From the records below, print only the part that opens with the line containing "Write the matplotlib code for this chart." and closes with the line containing "import matplotlib.dates as mdates"; omit the pictures.
----------
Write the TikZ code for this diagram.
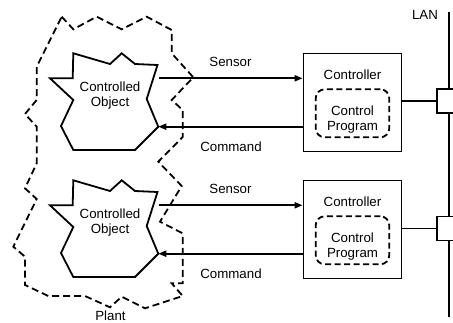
\documentclass[tikz,border=0pt]{standalone}
\usepackage{fontspec}
\setmainfont{Liberation Sans}
\usetikzlibrary{arrows.meta}
\begin{document}
\begin{tikzpicture}[x=1pt,y=-1pt,
 lbl/.style={font=\fontsize{13.3}{15}\selectfont, inner sep=0pt, align=center},
 objline/.style={line width=1.8pt, line join=miter},
 plantline/.style={line width=1.8pt, dash pattern=on 7pt off 4pt},
 ctrlbox/.style={draw, line width=1.8pt, minimum width=98pt, minimum height=98pt, inner sep=0pt},
 progbox/.style={draw, line width=1.8pt, dash pattern=on 6pt off 3.5pt, rounded corners=9pt, minimum width=73.6pt, minimum height=48pt, inner sep=0pt},
 arr/.style={line width=1.8pt, -{Triangle[length=8pt,width=6pt]}},
 link/.style={line width=1.8pt},
 lanbox/.style={draw, fill=white, line width=1.8pt, minimum width=24pt, minimum height=24pt, inner sep=0pt},
 objstar/.pic={\draw[objline] (50,78.3) -- (72.7,78.3) -- (73.3,53.3) -- (110,64) -- (121.7,53.3) -- (135,64) -- (157.5,65) -- (146.7,99) -- (158.3,126.7) -- (135,150) -- (73.3,150) -- (61,126) -- (73.3,100) -- cycle;}
]
\useasboundingbox (0,0) rectangle (453,322);
\clip (0,0) rectangle (453,322);

% plant outline
\draw[plantline] (61.7,16.7) -- (73.3,29.3) -- (96.7,16.7) -- (121.7,29.3) -- (146.7,16.7) -- (171.7,30) -- (171.7,53.3) -- (193.3,77.3) -- (171.7,100) -- (182.7,110) -- (182.7,137) -- (158.3,161.7) -- (181.7,186) -- (160,221.7) -- (182.7,233.3) -- (182.7,283.3) -- (171.7,283.3) -- (182.7,296) -- (145,308.3) -- (121.7,296.7) -- (110,307.3) -- (85,296) -- (48.3,296) -- (25,285) -- (25,256.7) -- (13.3,246.7) -- (36.7,199) -- (25,188.3) -- (36.7,163.3) -- (36.7,126.7) -- (25,114) -- (36.7,100) -- (36.7,66.7) -- cycle;
\node[lbl] (plant) at (110.5,315.3) {Plant};

% controlled objects
\pic at (0,0) {objstar};
\pic at (0,127) {objstar};
\node[lbl] (o1) at (110,96) {Controlled\\Object};
\node[lbl] (o2) at (110,223) {Controlled\\Object};

% controllers
\node[ctrlbox] (c1) at (352.5,102.5) {};
\node[ctrlbox] (c2) at (352.5,229.5) {};
\node[lbl] (ct1) at (352.5,75) {Controller};
\node[lbl] (ct2) at (352.5,202) {Controller};
\node[progbox] (p1) at (352.5,113.3) {};
\node[progbox] (p2) at (352.5,240.3) {};
\node[lbl] (pt1) at (352.5,119.2) {Control\\Program};
\node[lbl] (pt2) at (352.5,246.2) {Control\\Program};

% connectors
\coordinate (s1) at (159,78.3);
\coordinate (m1) at (158.3,126.7);
\coordinate (s2) at (159,205.3);
\coordinate (m2) at (158.3,253.7);
\draw[arr] (s1) -- (s1 -| c1.west);
\draw[arr] (m1 -| c1.west) -- (m1);
\draw[arr] (s2) -- (s2 -| c2.west);
\draw[arr] (m2 -| c2.west) -- (m2);
\node[lbl] (sl1) at (230.5,61.7) {Sensor};
\node[lbl] (cl1) at (231,146.7) {Command};
\node[lbl] (sl2) at (230.5,189) {Sensor};
\node[lbl] (cl2) at (231,273.7) {Command};

% LAN
\coordinate (lantop) at (449.3,12);
\coordinate (lanbot) at (449.3,317);
\draw[link] (lantop) -- (lanbot);
\node[lbl] (lan) at (425,15) {LAN};
\node[lanbox] (l1) at (449,101.3) {};
\node[lanbox] (l2) at (449,228.5) {};
\draw[link] (c1.east |- l1.west) -- (l1.west);
\draw[link] (c2.east |- l2.west) -- (l2.west);
\end{tikzpicture}
\end{document}
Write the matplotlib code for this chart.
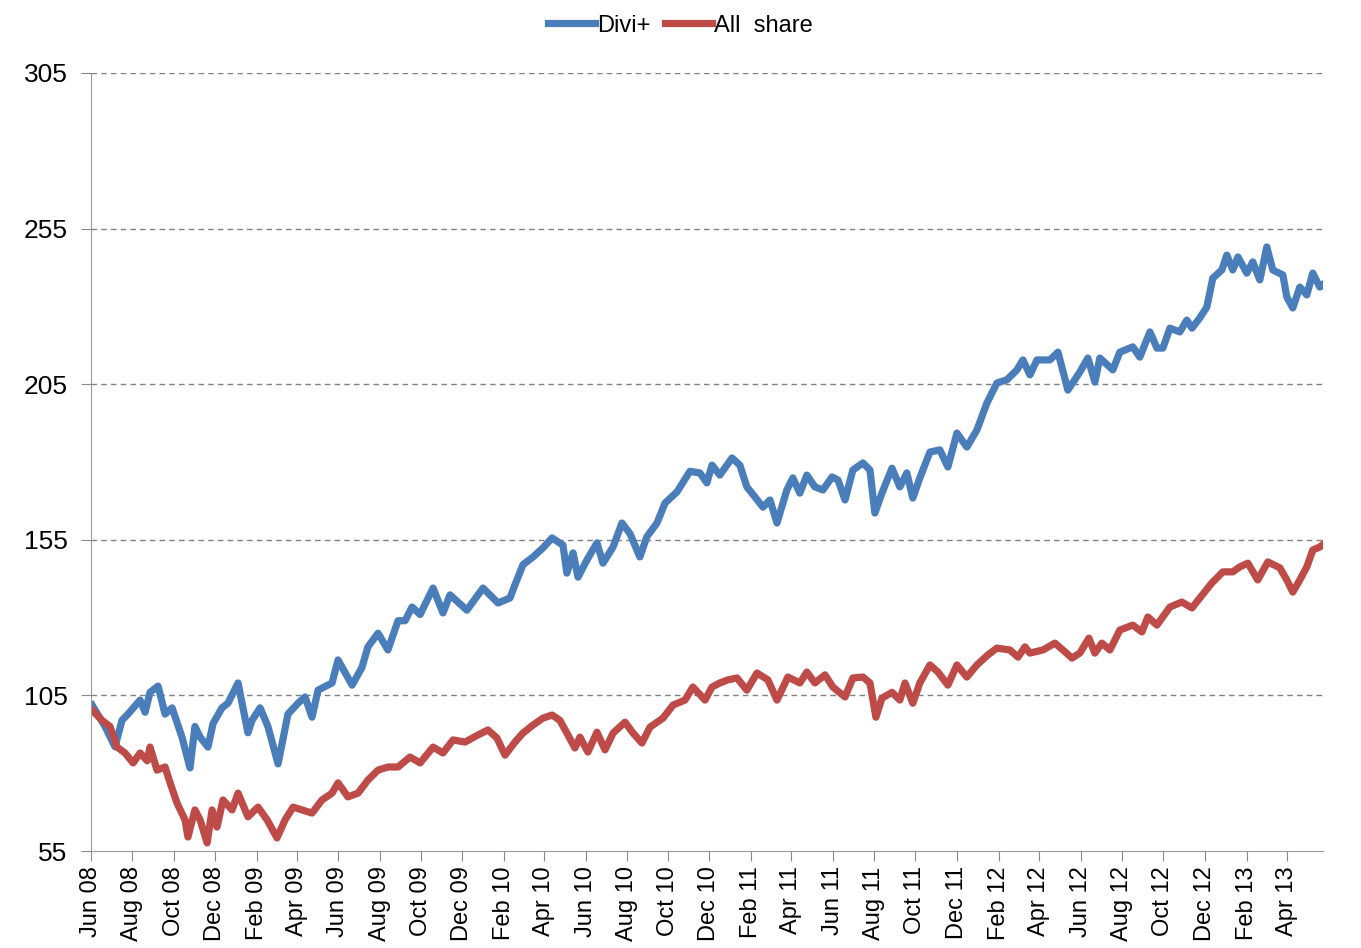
import numpy as np
import pandas as pd
import matplotlib
matplotlib.use("Agg")
import matplotlib.pyplot as plt
import matplotlib.dates as mdates

# time in months after 1 Jun 2008
divi_t = [0.05, 0.68, 1.16, 1.50, 1.79, 2.38, 2.62, 2.86, 3.25, 3.59, 3.93, 4.41, 4.80, 5.04,
          5.29, 5.67, 5.92, 6.35, 6.64, 7.13, 7.61, 7.81, 8.20, 8.58, 9.07, 9.55, 10.04, 10.38,
          10.72, 11.01, 11.69, 11.98, 12.66, 13.14, 13.43, 13.92, 14.40, 14.89, 15.23, 15.57,
          15.96, 16.59, 17.07, 17.41, 18.23, 19.01, 19.74, 20.32, 20.56, 20.95, 21.44, 21.92,
          22.36, 22.89, 23.08, 23.38, 23.62, 24.05, 24.54, 24.83, 25.32, 25.75, 26.14, 26.62,
          26.96, 27.45, 27.84, 28.42, 29.05, 29.53, 29.87, 30.12, 30.50, 31.09, 31.47, 31.81,
          32.20, 32.59, 32.93, 33.27, 33.75, 34.04, 34.38, 34.72, 35.11, 35.50, 35.94, 36.23,
          36.57, 36.95, 37.44, 37.78, 38.02, 38.36, 38.85, 39.23, 39.57, 39.86, 40.20, 40.69,
          41.17, 41.56, 42.00, 42.48, 42.97, 43.45, 43.94, 44.42, 44.91, 45.20, 45.54, 45.88,
          46.51, 46.90, 47.38, 47.96, 48.35, 48.69, 48.93, 49.56, 49.90, 50.53, 50.87, 51.36,
          51.70, 51.99, 52.33, 52.81, 53.15, 53.40, 53.78, 54.12, 54.41, 54.85, 55.09, 55.38,
          55.63, 56.06, 56.35, 56.69, 57.03, 57.32, 57.81, 58.00, 58.29, 58.63, 58.97, 59.26,
          59.60, 59.75]
divi = [101.9, 95.0, 88.5, 97.0, 99.0, 103.5, 99.6, 106.0, 108.0, 99.0, 101.0, 91.6, 81.7, 95.0,
        91.6, 88.4, 96.0, 101.0, 102.5, 109.0, 93.0, 97.0, 101.0, 95.0, 83.0, 99.0, 102.5, 104.5,
        98.0, 106.7, 109.0, 116.4, 108.3, 114.0, 120.6, 125.0, 119.6, 129.0, 129.0, 133.4,
        131.0, 139.5, 131.5, 137.3, 132.4, 139.5, 134.7, 136.3, 140.5, 147.0, 149.5, 152.4,
        155.6, 153.3, 144.3, 150.8, 143.0, 148.5, 154.0, 147.5, 152.7, 160.4, 157.0, 149.5,
        156.0, 160.4, 166.8, 170.4, 177.0, 176.5, 173.3, 179.0, 175.8, 181.3, 179.0, 172.0,
        168.8, 165.5, 167.8, 160.4, 171.0, 174.9, 170.0, 175.8, 172.0, 171.0, 175.2, 174.2,
        167.8, 177.4, 179.7, 177.4, 163.6, 170.0, 178.0, 172.0, 176.5, 168.4, 174.9, 183.2,
        183.9, 178.4, 189.3, 184.8, 190.3, 198.9, 205.4, 206.4, 209.6, 212.8, 208.0, 212.8,
        212.8, 215.3, 203.1, 208.9, 213.4, 205.7, 213.4, 209.6, 215.3, 217.0, 213.7, 221.8,
        216.6, 216.6, 223.0, 221.8, 225.6, 223.0, 226.3, 229.8, 239.1, 241.7, 246.5, 241.7,
        245.9, 240.7, 244.3, 238.5, 249.1, 241.7, 240.1, 233.0, 229.5, 236.2, 233.7, 240.7,
        236.2, 237.0]

share_t = [0.05, 0.53, 0.92, 1.26, 1.65, 2.04, 2.38, 2.72, 2.86, 3.20, 3.59, 3.83, 4.17, 4.56,
           4.70, 5.04, 5.29, 5.63, 5.87, 6.11, 6.40, 6.84, 7.13, 7.61, 8.10, 8.54, 9.02, 9.41,
           9.80, 10.23, 10.72, 11.20, 11.69, 11.98, 12.46, 12.95, 13.43, 13.92, 14.40, 14.89,
           15.47, 15.96, 16.59, 17.07, 17.56, 18.14, 18.77, 19.25, 19.69, 20.08, 20.56, 20.95,
           21.44, 21.92, 22.36, 22.74, 23.08, 23.47, 23.71, 24.10, 24.54, 24.93, 25.32, 25.90,
           26.29, 26.72, 27.11, 27.74, 28.23, 28.81, 29.19, 29.78, 30.12, 30.50, 30.89, 31.33,
           31.81, 32.30, 32.83, 33.27, 33.80, 34.38, 34.72, 35.11, 35.60, 35.98, 36.57, 36.95,
           37.44, 37.78, 38.07, 38.36, 38.85, 39.23, 39.48, 39.86, 40.20, 40.69, 41.08, 41.56,
           42.00, 42.48, 42.97, 43.50, 43.94, 44.57, 44.96, 45.30, 45.54, 46.17, 46.75, 47.14,
           47.58, 47.96, 48.40, 48.69, 49.03, 49.42, 49.90, 50.53, 50.97, 51.26, 51.70, 52.33,
           52.91, 53.40, 53.78, 54.36, 54.90, 55.38, 55.72, 56.11, 56.59, 57.08, 57.66, 58.00,
           58.29, 58.63, 58.97, 59.26, 59.60, 59.75]
share = [100.3, 97.0, 95.0, 88.4, 86.5, 83.3, 86.5, 84.0, 88.4, 81.0, 82.0, 77.0, 70.4, 65.0,
         59.5, 68.2, 65.0, 57.6, 68.2, 62.7, 71.4, 68.2, 73.6, 66.0, 69.1, 65.0, 59.2, 65.0,
         69.1, 68.2, 67.2, 71.4, 73.6, 76.9, 72.4, 73.6, 77.8, 81.0, 82.0, 82.0,
         85.2, 83.3, 88.4, 86.5, 90.7, 90.0, 92.3, 93.9, 91.3, 85.8, 90.0, 92.9,
         95.5, 97.7, 98.7, 97.0, 92.9, 88.1, 91.6, 86.8, 93.2, 87.5, 92.9, 96.4,
         92.9, 89.7, 94.8, 97.7, 101.9, 103.5, 107.7, 103.5, 107.7, 109.0, 110.0, 110.6,
         106.7, 112.2, 110.0, 103.5, 110.9, 109.0, 112.5, 109.0, 111.6, 107.7, 104.5, 110.6,
         110.9, 109.0, 98.0, 104.1, 106.0, 103.5, 109.0, 102.5, 109.0, 114.8, 112.5, 108.3,
         114.8, 110.9, 114.8, 118.0, 120.2, 119.6, 117.3, 120.6, 118.6, 119.6, 121.8, 119.6,
         117.0, 118.6, 123.4, 118.6, 121.8, 119.6, 126.0, 127.6, 125.4, 130.2, 127.6, 133.4,
         135.0, 133.1, 136.3, 141.1, 144.7, 144.7, 146.3, 147.5, 142.1, 147.9, 146.0, 142.1,
         138.2, 142.1, 146.3, 151.7, 152.7, 153.5]

start = pd.Timestamp("2008-06-01")
def to_dates(t):
    return start + pd.to_timedelta(np.array(t) * 30.437, unit="D")

yticks = [55, 105, 155, 205, 255, 305]

plt.rcParams["font.family"] = ["Liberation Sans", "DejaVu Sans"]

fig = plt.figure(figsize=(13.61, 9.48), dpi=100)
ax = fig.add_axes([0.0669, 0.1023, 0.9051, 0.8207])

ax.plot(to_dates(divi_t), divi, color="#4a7ebb", lw=5.2, label="Divi+", solid_joinstyle="round")
ax.plot(to_dates(share_t), share, color="#be4b48", lw=5.2, label="All  share", solid_joinstyle="round")

ax.set_ylim(55, 305)
ax.set_yticks(yticks)
ax.set_xlim(start, to_dates([59.75])[0])
ax.set_xticks(pd.date_range("2008-06-01", "2013-04-01", freq="2MS"))
ax.xaxis.set_major_formatter(mdates.DateFormatter("%b %y"))
plt.setp(ax.get_xticklabels(), rotation=90, fontsize=17)
plt.setp(ax.get_yticklabels(), fontsize=19)
ax.tick_params(axis="x", length=7, color="#888888", pad=4)
ax.tick_params(axis="y", length=7, color="#888888", pad=10)

for y in yticks[1:]:
    ax.axhline(y, color="#808080", lw=1, ls=(0, (4, 3)), zorder=0)

for s in ["top", "right"]:
    ax.spines[s].set_visible(False)
ax.spines["left"].set_color("#999999")
ax.spines["bottom"].set_color("#999999")

fig.legend(loc="upper center", bbox_to_anchor=(0.5, 1.007), ncol=2, frameon=False,
           fontsize=17, handlelength=2.0, columnspacing=0.6, handletextpad=0.1)

plt.savefig("out.png", dpi=100)
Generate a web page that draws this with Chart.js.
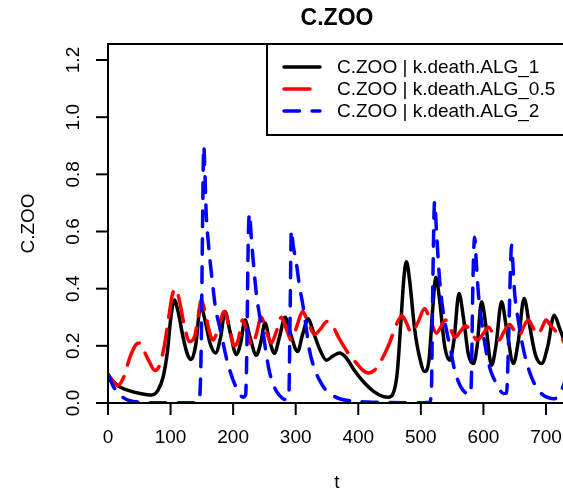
<!DOCTYPE html>
<html>
<head>
<meta charset="utf-8">
<script src="https://cdn.jsdelivr.net/npm/chart.js@4.4.1/dist/chart.umd.min.js"></script>
<style>
html,body{margin:0;padding:0;background:#fff;overflow:hidden;width:563px;height:491px;}
canvas{display:block;}
</style>
</head>
<body>
<canvas id="c" width="572" height="491"></canvas>
<script>
// ---- data ----
const xTicks = [0, 100, 200, 300, 400, 500, 600, 700];
const yTicks = [0.0, 0.2, 0.4, 0.6, 0.8, 1.0, 1.2];
const yTickLabels = ["0.0", "0.2", "0.4", "0.6", "0.8", "1.0", "1.2"];
const seriesNames = ["C.ZOO | k.death.ALG_1", "C.ZOO | k.death.ALG_0.5", "C.ZOO | k.death.ALG_2"];

const tBlack = [0,10,20,40,60,70,80,88,95,100,106,112,120,127,133,140,148,155,163,172,180,187,195,205,212,219,227,237,244,251,258,266,274,283,292,303,311,320,328,338,349,360,370,380,395,410,425,440,448,455,462,468,473,477,482,490,498,506,513,519,524,530,538,546,553,561,568,576,584,590,597,604,613,620,629,637,648,656,665,673,683,693,703,713,722,732];
const vBlack = [0.10,0.072,0.055,0.039,0.03,0.028,0.045,0.09,0.18,0.29,0.36,0.32,0.23,0.17,0.152,0.20,0.34,0.29,0.21,0.175,0.23,0.32,0.25,0.17,0.21,0.29,0.23,0.167,0.21,0.28,0.22,0.174,0.23,0.30,0.24,0.18,0.24,0.295,0.25,0.19,0.15,0.165,0.175,0.16,0.11,0.07,0.04,0.022,0.02,0.03,0.10,0.28,0.44,0.494,0.43,0.26,0.16,0.11,0.15,0.33,0.44,0.36,0.20,0.15,0.22,0.383,0.30,0.17,0.138,0.20,0.354,0.27,0.132,0.20,0.354,0.26,0.138,0.22,0.366,0.28,0.17,0.138,0.20,0.307,0.26,0.20];

const tRed = [0,8,16,25,35,45,50,58,67,75,82,90,97,103,108,114,122,130,138,144,149,155,162,168,176,186,194,202,208,215,222,230,237,245,253,261,269,277,285,293,302,311,320,330,340,350,358,366,375,387,397,407,416,426,437,450,460,470,477,485,495,506,515,525,533,540,547,555,563,572,581,590,599,608,616,625,633,642,650,657,665,672,680,687,695,700,708,716,724,732];
const vRed = [0.10,0.075,0.062,0.09,0.16,0.205,0.21,0.18,0.14,0.114,0.13,0.20,0.30,0.38,0.40,0.36,0.27,0.215,0.23,0.30,0.36,0.32,0.25,0.22,0.26,0.32,0.26,0.20,0.22,0.29,0.25,0.20,0.24,0.30,0.25,0.21,0.25,0.30,0.26,0.22,0.27,0.32,0.28,0.24,0.26,0.285,0.275,0.24,0.205,0.165,0.14,0.115,0.105,0.115,0.15,0.21,0.27,0.305,0.28,0.245,0.28,0.33,0.29,0.245,0.27,0.29,0.26,0.23,0.25,0.27,0.245,0.22,0.24,0.265,0.24,0.22,0.25,0.275,0.25,0.235,0.27,0.29,0.26,0.24,0.27,0.29,0.27,0.25,0.23,0.20];

const tBlue = [0,8,16,25,35,50,80,140,146,149,151,153,155,157,160,163,167,172,178,183,190,200,208,216,220,222,224,226,229,232,237,242,248,253,258,265,274,284,289,291,293,296,301,306,312,317,322,330,338,350,360,370,390,420,500,514,517,519,522,525,530,535,541,548,554,563,573,579,581,583,586,589,592,598,605,612,621,632,637,640,643,645,648,650,655,661,668,677,686,696,705,712,720,727,732];
const vBlue = [0.10,0.06,0.035,0.018,0.008,0.003,0.001,0.001,0.01,0.2,0.6,0.90,0.80,0.66,0.57,0.50,0.42,0.33,0.27,0.22,0.15,0.08,0.04,0.02,0.03,0.2,0.55,0.663,0.58,0.50,0.384,0.31,0.244,0.17,0.11,0.06,0.027,0.012,0.02,0.3,0.605,0.55,0.49,0.41,0.336,0.26,0.185,0.12,0.08,0.04,0.025,0.015,0.007,0.003,0.001,0.003,0.05,0.4,0.704,0.6,0.43,0.33,0.255,0.18,0.115,0.06,0.033,0.03,0.1,0.4,0.58,0.48,0.383,0.27,0.173,0.11,0.068,0.033,0.035,0.2,0.45,0.552,0.45,0.383,0.3,0.22,0.15,0.09,0.05,0.027,0.018,0.015,0.025,0.056,0.09];

const xMax = 732;
const yMax = 1.256;

// ---- styles ----
const colors = ["#000000", "#ff0000", "#0000ff"];
const dashes = [[], [26, 12], [15.5, 12.5]];
const FONT = '"Liberation Sans", Arial, sans-serif';

function pts(t, v) { return t.map((x, i) => ({x: x, y: v[i]})); }

const rPlugin = {
  id: 'rdecor',
  afterDraw(chart) {
    const ctx = chart.ctx;
    const a = chart.chartArea;
    const xs = chart.scales.x, ys = chart.scales.y;
    ctx.save();
    // box
    ctx.strokeStyle = '#000';
    ctx.lineWidth = 2;
    ctx.setLineDash([]);
    ctx.strokeRect(a.left, a.top, a.right - a.left, a.bottom - a.top);
    // y ticks
    ctx.fillStyle = '#000';
    ctx.font = '19px ' + FONT;
    ctx.textAlign = 'center';
    ctx.textBaseline = 'middle';
    yTicks.forEach((v, i) => {
      const y = ys.getPixelForValue(v);
      ctx.beginPath();
      ctx.moveTo(a.left - 12, y);
      ctx.lineTo(a.left, y);
      ctx.stroke();
      ctx.save();
      ctx.translate(74, y);
      ctx.rotate(-Math.PI / 2);
      ctx.fillText(yTickLabels[i], 0, 0);
      ctx.restore();
    });
    // x ticks
    xTicks.forEach(t => {
      const x = xs.getPixelForValue(t);
      ctx.beginPath();
      ctx.moveTo(x, a.bottom);
      ctx.lineTo(x, a.bottom + 12);
      ctx.stroke();
      ctx.fillText(String(t), x, 438);
    });
    // axis titles
    ctx.fillText('t', (a.left + a.right) / 2, 483);
    ctx.save();
    ctx.translate(29, (a.top + a.bottom) / 2);
    ctx.rotate(-Math.PI / 2);
    ctx.fillText('C.ZOO', 0, 0);
    ctx.restore();
    // main title
    ctx.font = 'bold 23px ' + FONT;
    ctx.fillText('C.ZOO', (a.left + a.right) / 2, 19);
    // legend
    const lx = 267, ly = a.top, lw = a.right - lx, lh = 91;
    ctx.fillStyle = '#fff';
    ctx.fillRect(lx, ly, lw, lh);
    ctx.strokeStyle = '#000';
    ctx.lineWidth = 2;
    ctx.strokeRect(lx, ly, lw, lh);
    const rows = [67, 89, 111];
    ctx.font = '19px ' + FONT;
    ctx.textAlign = 'left';
    seriesNames.forEach((name, i) => {
      ctx.save();
      ctx.strokeStyle = colors[i];
      ctx.lineWidth = 3.5;
      ctx.lineCap = 'round';
      ctx.setLineDash(dashes[i]);
      ctx.beginPath();
      ctx.moveTo(284, rows[i]);
      ctx.lineTo(320, rows[i]);
      ctx.stroke();
      ctx.restore();
      ctx.fillStyle = '#000';
      ctx.fillText(name, 337, rows[i] + 1);
    });
    ctx.restore();
  }
};

const mk = (i, t, v, order) => ({
  label: seriesNames[i],
  data: pts(t, v),
  borderColor: colors[i],
  backgroundColor: colors[i],
  borderWidth: 3.5,
  borderDash: dashes[i],
  borderCapStyle: 'round',
  borderJoinStyle: 'round',
  pointRadius: 0,
  fill: false,
  cubicInterpolationMode: 'monotone',
  order: order
});

new Chart(document.getElementById('c'), {
  type: 'line',
  data: {
    datasets: [
      mk(0, tBlack, vBlack, 3),
      mk(1, tRed, vRed, 2),
      mk(2, tBlue, vBlue, 1)
    ]
  },
  options: {
    responsive: false,
    animation: false,
    devicePixelRatio: 1,
    layout: { padding: { left: 108, right: 6, top: 44, bottom: 88 } },
    plugins: { legend: { display: false }, title: { display: false }, tooltip: { enabled: false } },
    scales: {
      x: { type: 'linear', min: 0, max: xMax, display: false },
      y: { type: 'linear', min: 0, max: yMax, display: false }
    }
  },
  plugins: [rPlugin]
});
</script>
</body>
</html>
----------
* _Task answer_
Write the matplotlib code for this chart.
import numpy as np
import pandas as pd
import matplotlib
matplotlib.use("Agg")
import matplotlib.pyplot as plt
import matplotlib.dates as mdates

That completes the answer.